Beacon Hill’s latest quick-service restaurant is a one-stop shop for cured meat, cheese, pickles, and sandwiches

Two beige paper cones filled with meat, cheese, and sprigs of fresh herbs.
Kured is trying to be the Chipotle of charcuterie
Ngan Tran/Kured

Gilli Rozynek was indifferent when a social media intern with her quick-service charcuterie company, Kured, suggested they start a TikTok account. Unlike most of her friends and family, Rozynek wasn’t an active user of the app. She hoped it might generate some foot traffic, so she gave the intern the green light, but she didn’t expect it to make or break her business. Then the likes started rolling in.

“The day we posted the TikTok, it had around 800 likes by the end of the work day,” says Rozynek. “One of our interns said that was pretty good, and I didn’t think twice about it. Over the course of the night, though, the TikTok climbed to 2,000, 5,000, and eventually 10,000 likes by the time I went to bed. We were texting back and forth just watching it climb.”

The TikTok had an astounding 60,000 likes by the time Rozynek woke up the next morning. Today, it’s been liked 78,000 times and has amassed nearly 650,000 views. The video is simple enough: It depicts a pair of hands dressed in blue nitrile gloves placing various cured meats and cheeses into a to-go box while Weezer’s “Island in the Sun” plays in the background.

The next day, the Kured storefront at 83 Charles St. in Boston’s Beacon Hill had hundreds of people swarming the shop. The TikTok went live on a Thursday, and that Saturday Kured received so many orders — a record number, in fact — that Rozynek had to shut the shop down early. It turns out that a combination of meat, cheese, and visions of vacation is the blueprint for social media success.

Rozynek initially launched Kured when she was participating in a start-up accelerator program at Boston College. It started off as a delivery-only business on Cape Cod and in Greater Boston but blossomed into a brick-and-mortar space on Beacon Hill in June 2021. Eaters can order online or in person, choosing from a number of charcuterie cones (pictured in the image above) and boxes (which start at $18 and go up to $43), as well as sandwiches and house-made pickles.

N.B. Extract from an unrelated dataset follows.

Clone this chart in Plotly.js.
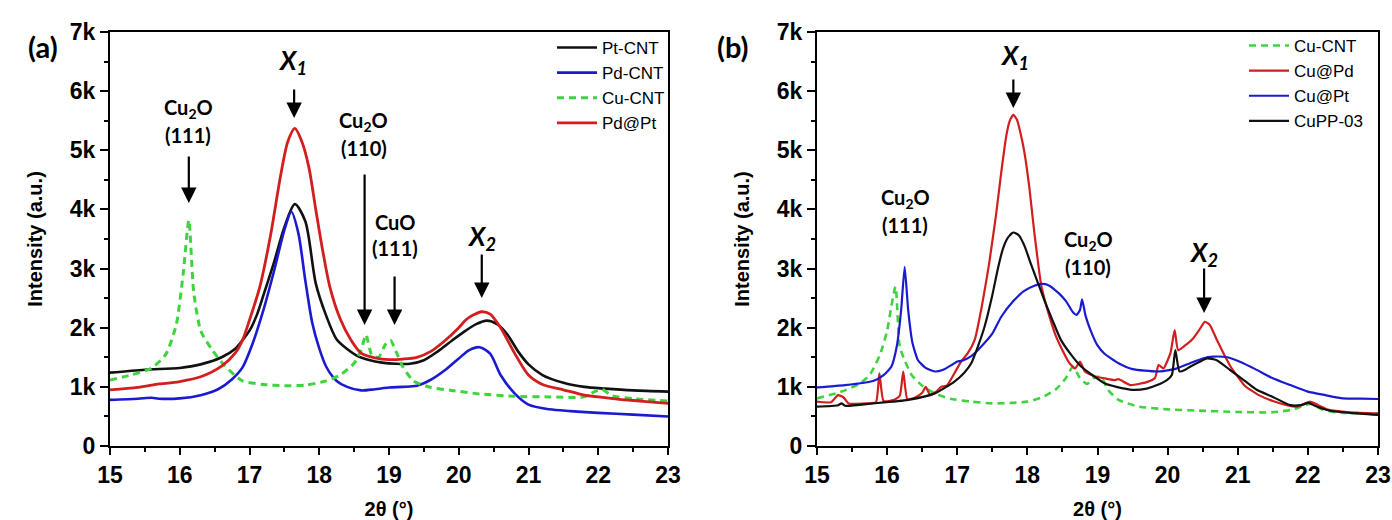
<!DOCTYPE html>
<html>
<head>
<meta charset="utf-8">
<script src="https://cdn.plot.ly/plotly-3.0.1.min.js"></script>
<style>html,body{margin:0;padding:0;background:#fff;}#chart{width:1392px;height:520px;}</style>
</head>
<body>
<div id="chart"></div>
<script>
// ---------- Panel (a) ----------
const ptCntX = [15.0,15.5,16.0,16.3,16.6,16.8,16.9,17.0,17.1,17.2,17.35,17.5,17.65,17.8,17.95,18.1,18.25,18.4,18.55,18.7,18.9,19.1,19.3,19.5,19.7,19.9,20.1,20.25,20.4,20.55,20.7,20.85,21.0,21.2,21.5,21.8,22.1,22.5,23.0];
const ptCntY = [1240,1290,1320,1380,1500,1650,1790,1950,2200,2550,3100,3700,4090,3800,2750,2200,1800,1640,1520,1460,1410,1390,1390,1450,1600,1780,1950,2060,2120,2060,1880,1600,1380,1200,1070,1000,970,940,920];

const pdCntX = [15.0,15.4,15.6,15.7,16.0,16.3,16.55,16.75,16.9,17.05,17.2,17.35,17.5,17.6,17.7,17.8,17.9,18.0,18.1,18.25,18.4,18.6,18.8,19.0,19.2,19.4,19.6,19.8,20.0,20.15,20.3,20.45,20.6,20.8,21.0,21.3,21.6,22.0,22.5,23.0];
const pdCntY = [780,800,815,800,805,860,960,1130,1330,1750,2300,2950,3650,3960,3600,2800,2080,1650,1340,1100,1000,940,960,990,1000,1020,1120,1280,1480,1620,1670,1560,1200,890,700,620,590,560,530,500];

const cuCntAX = [15.0,15.3,15.6,15.8,15.95,16.05,16.13,16.2,16.3,16.45,16.65,16.9,17.2,17.5,17.8,18.1,18.3,18.5,18.6,18.67,18.75,18.85,18.95,19.02,19.1,19.2,19.35,19.6,19.9,20.3,20.8,21.3,21.8,21.95,22.05,22.2,22.5,23.0];
const cuCntAY = [1115,1200,1320,1550,2050,2920,3820,2600,1950,1650,1350,1100,1040,1020,1030,1100,1200,1400,1620,1880,1550,1500,1720,1790,1600,1340,1100,990,940,880,840,830,830,920,960,850,800,760];

const pdPtX = [15.0,15.4,15.7,15.8,16.0,16.3,16.6,16.8,16.9,17.0,17.15,17.3,17.45,17.55,17.65,17.75,17.85,17.95,18.05,18.15,18.3,18.45,18.6,18.8,19.0,19.2,19.4,19.6,19.8,20.0,20.1,20.2,20.33,20.45,20.6,20.8,21.0,21.2,21.5,21.8,22.0,22.3,22.6,23.0];
const pdPtY = [950,990,1050,1060,1090,1170,1350,1580,1790,2130,2700,3550,4600,5150,5370,5150,4720,4000,3300,2700,2150,1800,1570,1490,1460,1470,1500,1600,1780,2000,2130,2210,2270,2230,2000,1570,1200,1040,950,860,830,790,760,720];

// ---------- Panel (b) ----------
const cuCntBX = [15.0,15.35,15.6,15.75,15.9,16.0,16.06,16.12,16.18,16.25,16.35,16.5,16.7,16.9,17.2,17.5,17.8,18.0,18.2,18.4,18.55,18.65,18.75,18.85,18.95,19.05,19.15,19.3,19.6,20.0,20.4,21.0,21.5,21.8,21.95,22.05,22.2,22.4,23.0];
const cuCntBY = [805,920,1050,1200,1550,1950,2360,2695,1680,1450,1200,1020,880,800,750,720,730,750,820,950,1150,1340,1150,1050,1150,1170,950,780,665,620,600,575,570,620,690,710,620,570,550];

const cuPdX = [15.0,15.2,15.3,15.38,15.45,15.7,15.84,15.89,15.95,16.1,16.18,16.23,16.29,16.4,16.5,16.55,16.61,16.7,16.77,16.85,16.96,17.05,17.15,17.25,17.35,17.45,17.55,17.63,17.7,17.75,17.8,17.85,17.9,17.96,18.03,18.1,18.2,18.3,18.4,18.5,18.6,18.68,18.75,18.82,18.95,19.1,19.25,19.3,19.47,19.7,19.82,19.87,19.94,20.04,20.1,20.15,20.25,20.35,20.45,20.53,20.6,20.7,20.8,20.9,21.1,21.3,21.5,21.7,21.85,22.03,22.15,22.3,22.6,23.0];
const cuPdY = [750,740,860,820,720,720,740,1230,760,780,850,1260,790,820,900,1000,870,920,1000,1020,1230,1420,1570,1800,2360,3050,3880,4650,5250,5500,5600,5520,5300,4950,4350,3600,2700,2250,1880,1620,1400,1310,1425,1260,1180,1145,1115,1130,1030,1080,1150,1370,1310,1570,1960,1620,1700,1800,1960,2100,2050,1800,1560,1340,1020,860,760,690,665,750,690,610,570,550];

const cuPtX = [15.0,15.4,15.8,15.95,16.06,16.14,16.2,16.25,16.3,16.36,16.44,16.55,16.68,16.8,16.92,17.0,17.06,17.2,17.34,17.5,17.63,17.8,17.95,18.1,18.2,18.3,18.45,18.55,18.65,18.7,18.75,18.78,18.83,18.9,19.0,19.1,19.3,19.5,19.85,20.1,20.32,20.5,20.65,20.85,21.03,21.25,21.5,21.75,22.0,22.25,22.5,22.75,23.0];
const cuPtY = [990,1030,1100,1200,1340,1700,2300,3030,2300,1750,1450,1320,1260,1290,1370,1430,1440,1520,1680,1900,2190,2450,2620,2710,2740,2720,2580,2450,2260,2215,2300,2480,2200,1960,1700,1560,1400,1300,1260,1300,1400,1480,1510,1500,1425,1300,1145,1030,920,860,805,800,795];

const cuPP03X = [15.0,15.3,15.35,15.4,15.8,16.3,16.68,16.96,17.1,17.2,17.3,17.39,17.5,17.58,17.65,17.72,17.8,17.88,17.96,18.05,18.15,18.25,18.35,18.48,18.62,18.77,18.95,19.1,19.27,19.5,19.7,19.85,19.99,20.06,20.11,20.17,20.25,20.32,20.45,20.56,20.7,20.89,21.1,21.27,21.5,21.75,21.9,22.01,22.1,22.3,22.6,23.0];
const cuPP03Y = [665,690,720,680,720,780,890,1090,1240,1400,1700,2020,2550,3000,3330,3520,3610,3560,3380,3080,2760,2440,2150,1790,1550,1340,1180,1060,1000,950,970,1030,1115,1200,1620,1260,1290,1340,1420,1480,1450,1285,1100,950,830,690,690,730,680,600,560,525];

// ---------- Axis ticks ----------
const xTickVals = [15,16,17,18,19,20,21,22,23];
const xTickText = ['15','16','17','18','19','20','21','22','23'];
const yTickVals = [0,1000,2000,3000,4000,5000,6000,7000];
const yTickText = ['0','1k','2k','3k','4k','5k','6k','7k'];

const BLACK = '#111111', BLUE = '#1a1ad0', GREEN = '#3fd43f', RED = '#d21e1e';
const DASH = '7px,5px';

const traces = [
  {x: ptCntX, y: ptCntY, name: 'Pt-CNT', xaxis: 'x', yaxis: 'y', legend: 'legend', line: {color: BLACK, width: 2.6, shape: 'spline', smoothing: 0.8}},
  {x: pdCntX, y: pdCntY, name: 'Pd-CNT', xaxis: 'x', yaxis: 'y', legend: 'legend', line: {color: BLUE, width: 2.6, shape: 'spline', smoothing: 0.8}},
  {x: cuCntAX, y: cuCntAY, name: 'Cu-CNT', xaxis: 'x', yaxis: 'y', legend: 'legend', line: {color: GREEN, width: 3, dash: DASH, shape: 'spline', smoothing: 0.6}},
  {x: pdPtX, y: pdPtY, name: 'Pd@Pt', xaxis: 'x', yaxis: 'y', legend: 'legend', line: {color: RED, width: 2.8, shape: 'spline', smoothing: 0.8}},

  {x: cuCntBX, y: cuCntBY, name: 'Cu-CNT', xaxis: 'x2', yaxis: 'y2', legend: 'legend2', line: {color: GREEN, width: 2.6, dash: DASH, shape: 'spline', smoothing: 0.6}},
  {x: cuPdX, y: cuPdY, name: 'Cu@Pd', xaxis: 'x2', yaxis: 'y2', legend: 'legend2', line: {color: RED, width: 2.2, shape: 'spline', smoothing: 0.5}},
  {x: cuPtX, y: cuPtY, name: 'Cu@Pt', xaxis: 'x2', yaxis: 'y2', legend: 'legend2', line: {color: BLUE, width: 2.2, shape: 'spline', smoothing: 0.5}},
  {x: cuPP03X, y: cuPP03Y, name: 'CuPP-03', xaxis: 'x2', yaxis: 'y2', legend: 'legend2', line: {color: BLACK, width: 2.2, shape: 'spline', smoothing: 0.6}}
].map(t => Object.assign({type: 'scatter', mode: 'lines', hoverinfo: 'skip'}, t));

const W = 1392, H = 520;
const tickFont = {family: 'Liberation Sans Narrow, Arial Narrow, Liberation Sans, Arial, sans-serif', size: 23, color: '#000', weight: 'bold'};
const titleFont = {family: 'Liberation Sans, Arial, sans-serif', size: 20, color: '#000', weight: 'bold'};
const annFont = {family: 'Lato, Open Sans, sans-serif', size: 20, color: '#000', weight: 'bold'};
const bigFont = {family: 'Lato, Open Sans, sans-serif', size: 29, color: '#000', weight: 'bold'};
const xLabelFont = {family: 'Lato, Open Sans, sans-serif', size: 26, color: '#000', weight: 'bold', style: 'italic'};

function xAxis(domain, anchor) {
  return {
    domain: domain, anchor: anchor, range: [15, 23], showgrid: false, zeroline: false,
    tickmode: 'array', tickvals: xTickVals, ticktext: xTickText,
    ticks: 'outside', ticklen: 7, tickwidth: 2, tickcolor: '#000',
    minor: {ticks: 'outside', dtick: 0.5, tick0: 15, ticklen: 4, tickwidth: 2, tickcolor: '#000', showgrid: false},
    showline: true, linewidth: 2, linecolor: '#000', mirror: true,
    tickfont: tickFont,
    title: {text: '2θ (°)', font: titleFont, standoff: 16}
  };
}
function yAxis(domain, anchor) {
  return {
    domain: domain, anchor: anchor, range: [0, 7000], showgrid: false, zeroline: false,
    tickmode: 'array', tickvals: yTickVals, ticktext: yTickText,
    ticks: 'outside', ticklen: 8, tickwidth: 2, tickcolor: '#000',
    minor: {ticks: 'outside', dtick: 500, tick0: 0, ticklen: 4, tickwidth: 2, tickcolor: '#000', showgrid: false},
    showline: true, linewidth: 2, linecolor: '#000', mirror: true,
    tickfont: tickFont,
    title: {text: 'Intensity (a.u.)', font: titleFont, standoff: 22}
  };
}

const yDom = [1 - 446 / H, 1 - 32 / H];
const legendBase = {
  yanchor: 'top', xanchor: 'left', bgcolor: 'rgba(0,0,0,0)', borderwidth: 0,
  font: {family: 'Liberation Sans, Arial, sans-serif', size: 17, color: '#000'},
  tracegroupgap: 0, itemwidth: 40
};

function arrow(xref, yref, x, y, ay) {
  return {xref: xref, yref: yref, x: x, y: y, text: '', showarrow: true, ax: 0, ay: ay,
          arrowhead: 2, arrowsize: 1.4, arrowwidth: 2.2, arrowcolor: '#000', standoff: 0};
}
function label(xref, yref, x, y, text, font) {
  return {xref: xref, yref: yref, x: x, y: y, text: text, showarrow: false, font: font, xanchor: 'center', yanchor: 'middle'};
}

const annotations = [
  // panel (a)
  {xref: 'paper', yref: 'paper', x: 26 / W, y: 1 - 27 / H, text: '(a)', showarrow: false, font: bigFont},
  label('x', 'y', 17.62, 6493, '<i>X</i><sub><i>1</i></sub>', xLabelFont),
  arrow('x', 'y', 17.64, 5546, -30),
  label('x', 'y', 16.12, 5715, 'Cu<sub>2</sub>O', annFont),
  label('x', 'y', 16.12, 5259, '(111)', annFont),
  arrow('x', 'y', 16.13, 4109, -48),
  label('x', 'y', 18.64, 5479, 'Cu<sub>2</sub>O', annFont),
  label('x', 'y', 18.64, 5039, '(110)', annFont),
  arrow('x', 'y', 18.65, 2046, -152),
  label('x', 'y', 19.08, 3788, 'CuO', annFont),
  label('x', 'y', 19.08, 3348, '(111)', annFont),
  arrow('x', 'y', 19.08, 2046, -50),
  label('x', 'y', 20.32, 3517, '<i>X</i><sub><i>2</i></sub>', xLabelFont),
  arrow('x', 'y', 20.33, 2503, -45),
  // panel (b)
  {xref: 'paper', yref: 'paper', x: 733 / W, y: 1 - 27 / H, text: '(b)', showarrow: false, font: bigFont},
  label('x2', 'y2', 17.82, 6594, '<i>X</i><sub><i>1</i></sub>', xLabelFont),
  arrow('x2', 'y2', 17.80, 5715, -30),
  label('x2', 'y2', 16.26, 4177, 'Cu<sub>2</sub>O', annFont),
  label('x2', 'y2', 16.26, 3737, '(111)', annFont),
  label('x2', 'y2', 18.87, 3483, 'Cu<sub>2</sub>O', annFont),
  label('x2', 'y2', 18.87, 3027, '(110)', annFont),
  label('x2', 'y2', 20.51, 3263, '<i>X</i><sub><i>2</i></sub>', xLabelFont),
  arrow('x2', 'y2', 20.52, 2249, -46)
];

const layout = {
  width: W, height: H,
  margin: {l: 0, r: 0, t: 0, b: 0},
  paper_bgcolor: '#fff', plot_bgcolor: '#fff',
  showlegend: true,
  xaxis: xAxis([110 / W, 668 / W], 'y'),
  yaxis: yAxis(yDom, 'x'),
  xaxis2: xAxis([817 / W, 1378 / W], 'y2'),
  yaxis2: yAxis(yDom, 'x2'),
  legend: Object.assign({}, legendBase, {x: 552 / W, y: 1 - 30 / H}),
  legend2: Object.assign({}, legendBase, {x: 1244 / W, y: 1 - 28 / H}),
  annotations: annotations
};

Plotly.newPlot('chart', traces, layout, {staticPlot: true, displayModeBar: false});
</script>
</body>
</html>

Rozynek — who refers to her business as Sweetgreen or Chipotle for charcuterie — says she got the idea for Kured when she was living abroad in Madrid.

“I noticed how popular charcuterie was, not only in Spain, but across the whole continent of Europe,” she says. “I got to learn a lot about charcuterie while I was there since it’s so ingrained in the culture. But more than the actual product itself, I really liked what it facilitated: It brought people together on a daily basis and powered real conversation.”

Just several years later, Rozynek is trying to provide Bostonians with that very same experience. Head to Charles Street for a cone (or a small box, or a big box) of meat, cheese, and pickles. The only thing missing: an island in the sun.